Books: Apollo in Hell

FORBIDDEN COLORS by Yukio Mishima, translated from the Japanese by Alfred H. Marks. 403 pages. Knopf. $6.95.

Yukio Mishima, 43, is clearly out to become Japan's answer to Papa-san Hemingway. He lifts weights. He excels at kendo, a Japanese swordfighting sport. He makes headlines by producing, directing, and acting in films. And, of course, he writes. How he writes! Poetry, modern No plays, short stories by the score, and novels (The Sailor Who Fell from Grace with the Sea) at the rate of nearly one a year.

Paralleling Hemingway the artist as well as the public personality, he has become the leading spokesman for his own "lost generation" of the half-Westernized young. How lost is lost? Pretty desperately far out, as Mishima charts it. In Forbidden Colors, an ugly, aging novelist with a consuming hatred for women makes a devil's compact with a staggeringly handsome young homosexual named Yuichi. For a very cold cash settlement, this irresistible "Apollo molded in bronze" will exact the old man's revenge by systematically attracting and frustrating women—even to the extent of marriage.

Witches' Sabbath. What follows is a leisurely lover's lesson on the giving and receiving of pain that makes John Updike's Couples read like a children's bedtime story. Besides incomparable good looks, Yuichi has the aphrodisiac of complete heartlessness going for him. Other people exist only as narcissistic mirrors in whose admiring eyes he enjoys himself. The old novelist gives him speeches on "the joy of being without feeling." He hardly needs them.

Falling in love with Yuichi is like falling in love with cruelty. But Author Mishima's world is rich in nothing if not masochists, male as well as female. For while he is at it. Yuichi gives just as bad a time to his gay boy friends, who range up the scale from waiter to automobile manufacturer.

In fact, the best scenes are those set in the suffocating, sealed-off community of the homosexual—scenes as diabolic and profaning as a witches' sabbath. Here, in the gay parks and bars frequented by people in "the van of decadence," is modern hell for sure. And Yuichi—make no mistake—is Mishima's modern damned man: he who kills everybody and everything he touches by a kind of pathological indifference. He is a soul capable of being neither corrupted nor redeemed because he really wants nothing, nothing at all.

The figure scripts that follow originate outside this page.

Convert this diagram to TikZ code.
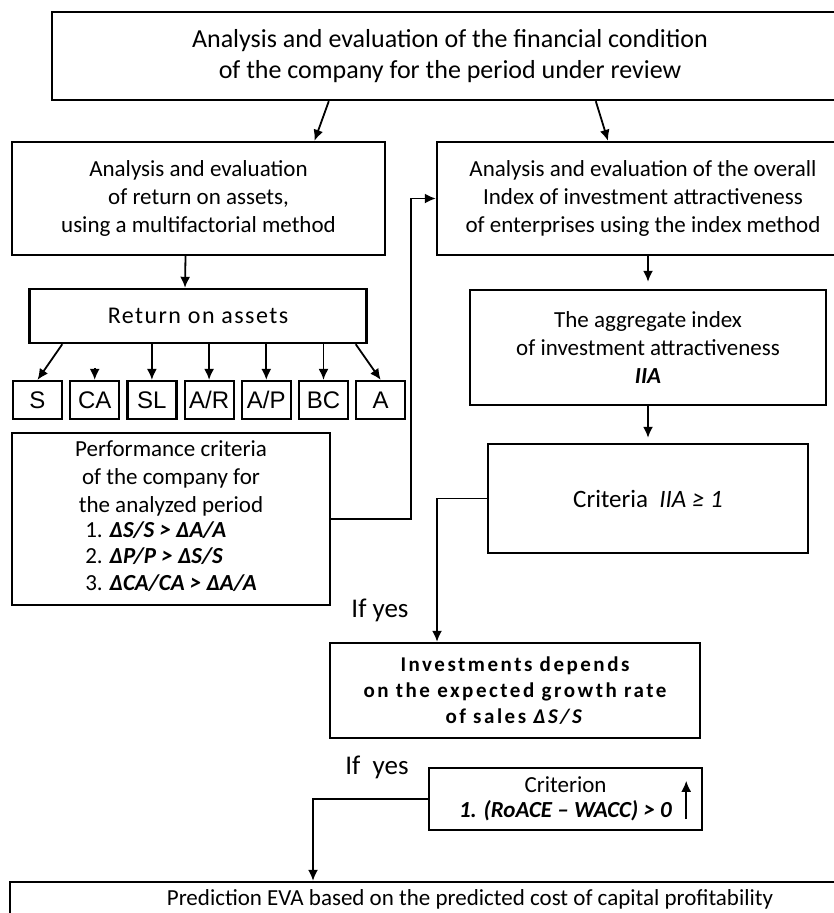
\documentclass[tikz,border=0pt]{standalone}
\usepackage{fontspec}
\setmainfont{Carlito}
\newfontfamily\arialfont{Liberation Sans}
\newfontfamily\widefont[LetterSpace=12]{Carlito}
\newfontfamily\airyfont[LetterSpace=6]{Carlito}
\usetikzlibrary{positioning,arrows.meta}
\tikzset{box/.style={draw,line width=2.4pt,inner sep=2pt,align=center,font=\fontsize{23}{28}\selectfont},
	 fbox/.style={draw,line width=2.2pt,minimum width=49pt,minimum height=38pt,inner sep=0pt,font=\arialfont\fontsize{24}{24}\selectfont},
	 arr/.style={-{Latex[length=11pt,width=10pt]},line width=1.8pt},
	 lbl/.style={font=\fontsize{27}{27}\selectfont},
	 node distance = 6pt
	 }

\begin{document}
\begin{tikzpicture}[x=1pt,y=-1pt] % investment analysis scheme
	\clip (0,0) rectangle (834,913);
        \node[box,font=\fontsize{26}{31}\selectfont,minimum width=796pt,minimum height=88pt] (fin) at (450,56) {Analysis and evaluation of the financial condition\\of the company for the period under review};
        \node[box,minimum width=373pt,minimum height=113pt] (roaeval) at (198.5,198.5) {Analysis and evaluation\\of return on assets,\\using a multifactorial method};
        \node[box,minimum width=412pt,minimum height=113pt] (idxeval) at (643,198.5) {Analysis and evaluation of the overall\\Index of investment attractiveness\\of enterprises using the index method};
        \node[box,font=\airyfont\fontsize{24}{28}\selectfont,minimum width=337pt,minimum height=54pt] (roa) at (198,316) {Return on assets};
        % factors of return on assets
        \node[fbox] (s) at (37.5,400) {S};
        \node[fbox] (ca) [right=of s] {CA};
        \node[fbox] (sl) [right=of ca] {SL};
        \node[fbox] (ar) [right=of sl] {A/R};
        \node[fbox] (ap) [right=of ar] {A/P};
        \node[fbox] (bc) [right=of ap] {BC};
        \node[fbox] (a) [right=of bc] {A};
        \node[box,minimum width=318pt,minimum height=172pt] (perf) at (171,519) {Performance criteria\\of the company for\\the analyzed period\\[3pt]
          \renewcommand{\arraystretch}{0.93}\begin{tabular}{@{}l@{}}1. \textbf{\textit{ΔS/S > ΔA/A}}\\2. \textbf{\textit{ΔP/P > ΔS/S}}\\3. \textbf{\textit{ΔCA/CA > ΔA/A}}\end{tabular}};
        \node[box,minimum width=356pt,minimum height=115pt] (agg) at (648,347.5) {The aggregate index\\of investment attractiveness\\\textbf{\textit{IIA}}};
        \node[box,font=\fontsize{25}{28}\selectfont,minimum width=320pt,minimum height=109pt] (crit) at (648,498.5) {Criteria~ \textit{IIA ≥ 1}};
        \node[lbl] (yes1) at (380,610) {If yes};
        \node[box,font=\widefont\bfseries\fontsize{21}{26}\selectfont,minimum width=370pt,minimum height=95pt] (inv) at (515,690.5) {Investments depends\\on the expected growth rate\\of sales \textit{ΔS/S}};
        \node[lbl] (yes2) at (377,767) {If~ yes};
        \node[box,font=\fontsize{23}{25}\selectfont,minimum width=273pt,minimum height=62pt,inner sep=0pt] (crion) at (565.5,799) {Criterion\\\textbf{\textit{1. (RoACE – WACC) > 0}}};
        \node[box,minimum width=920pt,minimum height=34pt] (pred) at (470,899) {Prediction EVA based on the predicted cost of capital profitability};
	% connectors
	\draw[arr] ([xshift=278pt]fin.south west) -- ([xshift=116pt]roaeval.north);
	\draw[arr] ([xshift=545pt]fin.south west) -- ([xshift=-35pt]idxeval.north);
	\draw[arr] ([xshift=-13pt]roaeval.south) -- ([xshift=-13pt]roa.north);
	\draw[arr] ([xshift=34pt]roa.south west) -- (s.north);
	\draw[arr] ([yshift=12pt]ca.north) -- (ca.north);
	\foreach \f in {sl,ar,ap,bc} \draw[arr] (roa.south -| \f.north) -- (\f.north);
	\draw[arr] ([xshift=-12pt]roa.south east) -- (a.north);
	\draw[arr] (perf.east) -- ++(80,0) |- (idxeval.west);
	\draw[arr,shorten >=7pt] (idxeval.south -| agg.north) -- (agg.north);
	\draw[arr,shorten >=5pt] (agg.south) -- (crit.north);
	\draw[arr] (crit.west) -| ([xshift=-78pt]inv.north);
	\draw[arr] (crion.west) -| ([xshift=-157pt]pred.north);
	\draw[arr] ([xshift=-17pt,yshift=12pt]crion.south east) -- ([xshift=-17pt,yshift=-14pt]crion.north east);
     \end{tikzpicture}
\end{document}
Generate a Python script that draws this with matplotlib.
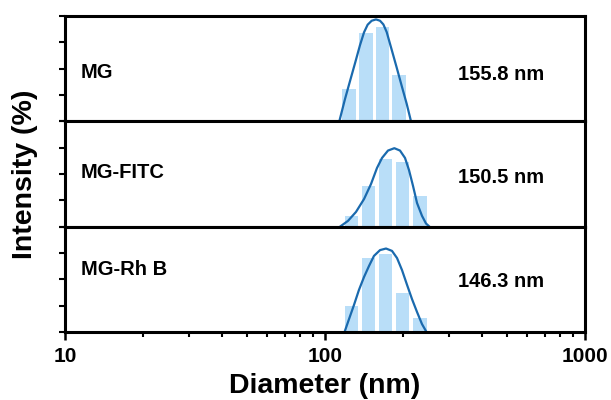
import numpy as np
import matplotlib
matplotlib.use("Agg")
import matplotlib.pyplot as plt

plt.rcParams["font.family"] = ["Liberation Sans", "DejaVu Sans"]
plt.rcParams["font.weight"] = "bold"

samples = ["MG", "MG-FITC", "MG-Rh B"]
sizes = ["155.8 nm", "150.5 nm", "146.3 nm"]

# DLS intensity histograms (diameter bin centres in nm, intensity in %)
bins_mg = [123.7, 143.8, 166.4, 192.6]
hist_mg = [12.3, 33.5, 35.8, 17.6]
bins_fitc = [126.5, 147.0, 170.9, 198.7, 232.0]
hist_fitc = [4.2, 15.6, 25.7, 24.7, 11.8]
bins_rhb = [126.5, 147.0, 170.9, 198.7, 232.0]
hist_rhb = [9.8, 28.0, 29.6, 14.8, 5.2]

# fitted distribution curves
fit_d_mg = [113.5, 119.4, 124.8, 130.4, 136.3, 141.3, 145.9, 151.2, 157.1,
            162.8, 167.7, 172.7, 180.5, 188.7, 197.2, 206.1, 214.2]
fit_i_mg = [0, 8.5, 15.3, 22.0, 28.9, 33.8, 36.7, 38.2, 38.7,
            38.2, 36.8, 33.9, 27.2, 20.4, 13.5, 6.7, 0]
fit_d_fitc = [114.2, 122.6, 131.6, 141.3, 150.3, 158.5, 165.7, 174.7, 184.8,
              194.3, 203.1, 210.4, 218.0, 225.9, 236.1, 244.6, 252.3]
fit_i_fitc = [0, 2.2, 5.6, 10.5, 16.2, 22.3, 26.1, 28.9, 29.8,
              28.9, 26.1, 21.5, 15.5, 9.0, 4.1, 1.2, 0]
fit_d_rhb = [118.9, 123.7, 129.3, 135.1, 141.3, 147.7, 154.3, 162.8, 171.7,
             181.0, 189.2, 197.8, 206.8, 216.1, 225.9, 236.1, 245.7]
fit_i_rhb = [0, 4.9, 10.3, 16.0, 20.9, 25.1, 28.9, 31.1, 31.7,
             30.8, 28.1, 23.5, 17.9, 12.5, 7.6, 3.0, 0]

bins = [bins_mg, bins_fitc, bins_rhb]
hists = [hist_mg, hist_fitc, hist_rhb]
fits = [(fit_d_mg, fit_i_mg), (fit_d_fitc, fit_i_fitc), (fit_d_rhb, fit_i_rhb)]
name_y = [0.46, 0.51, 0.59]
size_y = [0.44, 0.47, 0.48]

bar_color = "#b9def8"
line_color = "#1a6aae"
half = 0.026  # half bar width in decades

fig = plt.figure(figsize=(6.11, 4.0), dpi=100)
left, right, top, bottom = 65 / 611, 585 / 611, 1 - 16 / 400, 1 - 332 / 400
h = (top - bottom) / 3
axes = []
for k in range(3):
    ax = fig.add_axes([left, top - (k + 1) * h, right - left, h])
    ax.set_xscale("log")
    for c, v in zip(bins[k], hists[k]):
        lo, hi = c * 10 ** (-half), c * 10 ** half
        ax.fill_between([lo, hi], 0, v, color=bar_color, linewidth=0, zorder=1)
    ax.plot(fits[k][0], fits[k][1], color=line_color, lw=1.6, zorder=2)
    ax.set_xlim(10, 1000)
    ax.set_ylim(0, 40)
    ax.set_yticks([0, 10, 20, 30, 40])
    ax.tick_params(axis="y", direction="out", length=4, width=1.5, labelleft=False)
    ax.tick_params(axis="x", which="major", direction="out", length=6, width=1.8)
    ax.tick_params(axis="x", which="minor", direction="out", length=3.5, width=1.5)
    for s in ax.spines.values():
        s.set_linewidth(2.2)
    ax.text(0.03, name_y[k], samples[k], transform=ax.transAxes, fontsize=14.5,
            fontweight="bold", ha="left", va="center")
    ax.text(0.755, size_y[k], sizes[k], transform=ax.transAxes, fontsize=14.5,
            fontweight="bold", ha="left", va="center")
    if k < 2:
        ax.tick_params(axis="x", which="both", labelbottom=False)
    axes.append(ax)

axb = axes[-1]
axb.set_xticks([10, 100, 1000])
axb.set_xticklabels(["10", "100", "1000"])
axb.tick_params(axis="x", labelsize=15, pad=5)
for t in axb.get_xticklabels():
    t.set_fontweight("bold")
axb.set_xlabel("Diameter (nm)", fontsize=20.5, fontweight="bold", labelpad=5)
fig.text(25 / 611, 1 - 174 / 400, "Intensity (%)", rotation=90, fontsize=20.5,
         fontweight="bold", ha="center", va="center")

fig.savefig("out.png", dpi=100)
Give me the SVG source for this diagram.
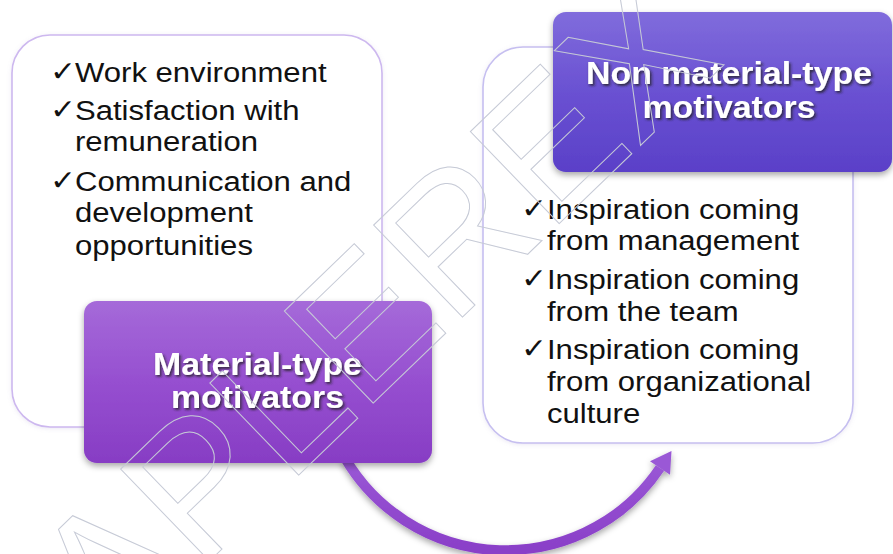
<svg xmlns="http://www.w3.org/2000/svg" width="893" height="554" viewBox="0 0 893 554">
  <style>
    .frame { fill: #ffffff; stroke-width: 1.6; }
    .item { font-family: "Liberation Sans", Arial, sans-serif; font-size: 28px; fill: #111111; }
    .tick { font-family: "DejaVu Sans", sans-serif; font-size: 28px; fill: #111111; }
    .title { font-family: "Liberation Sans", Arial, sans-serif; font-weight: bold; font-size: 30.5px; fill: #ffffff; text-anchor: middle; }
    .stamp { font-family: "Liberation Sans", Arial, sans-serif; font-size: 186px; fill: none; stroke: #c6cad6; stroke-width: 1; }
  </style>
  <defs>
    <linearGradient id="gMat" x1="0" y1="0" x2="0" y2="1">
      <stop offset="0" stop-color="#a56ad9"/>
      <stop offset="0.5" stop-color="#964fd0"/>
      <stop offset="1" stop-color="#873dc4"/>
    </linearGradient>
    <linearGradient id="gNon" x1="0" y1="0" x2="0" y2="1">
      <stop offset="0" stop-color="#806cdc"/>
      <stop offset="0.5" stop-color="#6a51d2"/>
      <stop offset="1" stop-color="#5a40c8"/>
    </linearGradient>
    <linearGradient id="gArc" x1="0" y1="0" x2="0" y2="1">
      <stop offset="0" stop-color="#9a58d6"/>
      <stop offset="1" stop-color="#8a3fc8"/>
    </linearGradient>
    <filter id="boxShadow" x="-10%" y="-10%" width="120%" height="135%">
      <feDropShadow dx="0" dy="3" stdDeviation="3" flood-color="#000000" flood-opacity="0.35"/>
    </filter>
    <filter id="frameGlow" x="-5%" y="-5%" width="110%" height="110%">
      <feDropShadow dx="0" dy="1" stdDeviation="2" flood-color="#9080c0" flood-opacity="0.18"/>
    </filter>
    <filter id="textShadow" x="-10%" y="-30%" width="120%" height="160%">
      <feDropShadow dx="1.5" dy="2" stdDeviation="1.2" flood-color="#222222" flood-opacity="0.8"/>
    </filter>
  </defs>

  <rect width="893" height="554" fill="#ffffff"/>

  <!-- curved arrow from the material box to the non-material list -->
  <g id="connectors" filter="url(#boxShadow)">
    <path d="M 345 458 A 186 186 0 0 0 660 468" fill="none" stroke="url(#gArc)" stroke-width="10"/>
    <polygon points="671.5,451 670,474.7 650,461.3" fill="#9a58d6"/>
  </g>

  <!-- material-type block -->
  <g id="material-list">
    <rect class="frame" x="12" y="35" width="370" height="392" rx="38" stroke="#cdb8ef" filter="url(#frameGlow)"/>
    <g transform="translate(50 0) scale(1.11 1)">
      <text class="tick" x="0" y="81">✓</text>
      <text class="item" x="22.5" y="82">Work environment</text>
      <text class="tick" x="0" y="119">✓</text>
      <text class="item" x="22.5" y="120">Satisfaction with</text>
      <text class="item" x="22.5" y="151">remuneration</text>
      <text class="tick" x="0" y="190">✓</text>
      <text class="item" x="22.5" y="191">Communication and</text>
      <text class="item" x="22.5" y="222">development</text>
      <text class="item" x="22.5" y="255">opportunities</text>
    </g>
  </g>
  <g id="material-title">
    <rect x="84" y="301" width="348" height="162" rx="13" fill="url(#gMat)" filter="url(#boxShadow)"/>
    <g transform="translate(257.5 0) scale(1.11 1)" filter="url(#textShadow)">
      <text class="title" x="0" y="375">Material-type</text>
      <text class="title" x="0" y="408">motivators</text>
    </g>
  </g>

  <!-- non-material-type block -->
  <g id="non-material-list">
    <rect class="frame" x="483" y="47" width="370" height="396" rx="40" stroke="#c6bff0" filter="url(#frameGlow)"/>
    <g transform="translate(521 0) scale(1.11 1)">
      <text class="tick" x="0" y="218">✓</text>
      <text class="item" x="23.4" y="219">Inspiration coming</text>
      <text class="item" x="23.4" y="250">from management</text>
      <text class="tick" x="0" y="288">✓</text>
      <text class="item" x="23.4" y="289">Inspiration coming</text>
      <text class="item" x="23.4" y="321">from the team</text>
      <text class="tick" x="0" y="358">✓</text>
      <text class="item" x="23.4" y="359">Inspiration coming</text>
      <text class="item" x="23.4" y="391">from organizational</text>
      <text class="item" x="23.4" y="423">culture</text>
    </g>
  </g>
  <g id="non-material-title">
    <rect x="553" y="12" width="339" height="160" rx="13" fill="url(#gNon)" filter="url(#boxShadow)"/>
    <g transform="translate(729 0) scale(1.11 1)" filter="url(#textShadow)">
      <text class="title" x="0" y="84">Non material-type</text>
      <text class="title" x="0" y="118">motivators</text>
    </g>
  </g>

  <!-- outlined stamp lettering across the page -->
  <text class="stamp" transform="translate(418 360) rotate(-44)" text-anchor="middle">APLEREX</text>
</svg>
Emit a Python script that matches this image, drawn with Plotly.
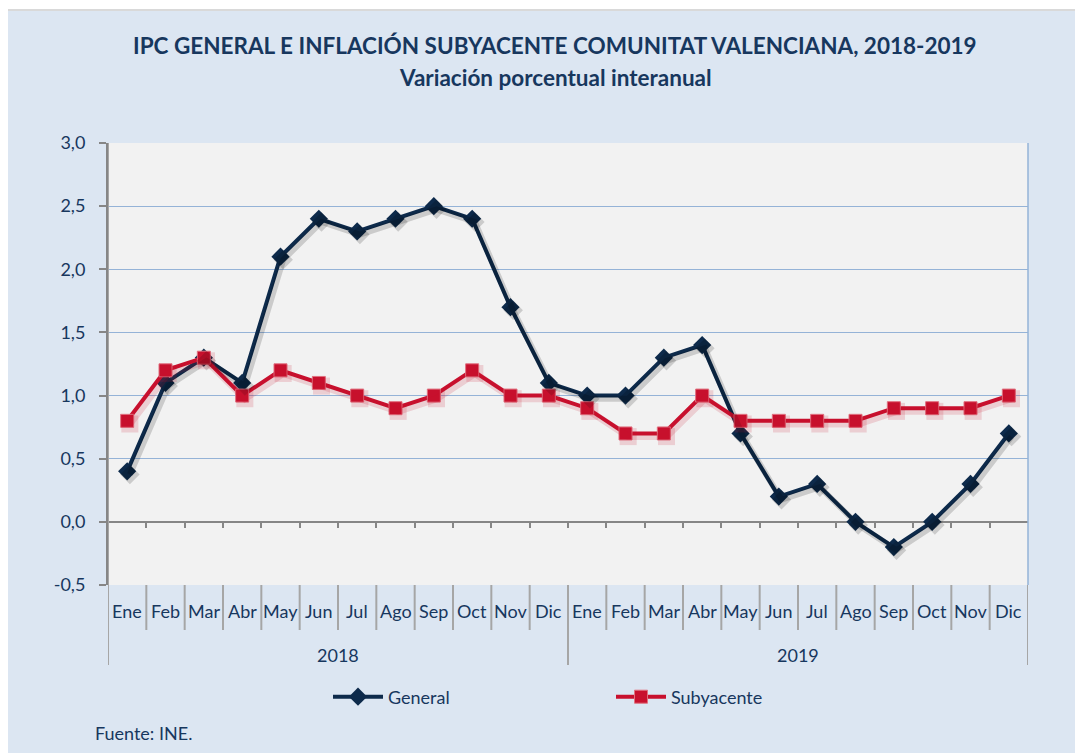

Over the Shoulders. At times, Mishima's single-pattern plot seems to glide in slow, repetitive cycles, freezing faces in glaring expressions like kabuki actors: frenzied passion, cross-eyed frustration. Still, what keeps the novel from being another existentialist dead end is the presence of the author. It is finally not the hang-ups of his characters but the questions Mishima asks about them that fascinate—including the ultimate, curiously Japanese question that his novel tests for itself: Can obsession with death, pushed to an extreme, result in some absolute awareness of life?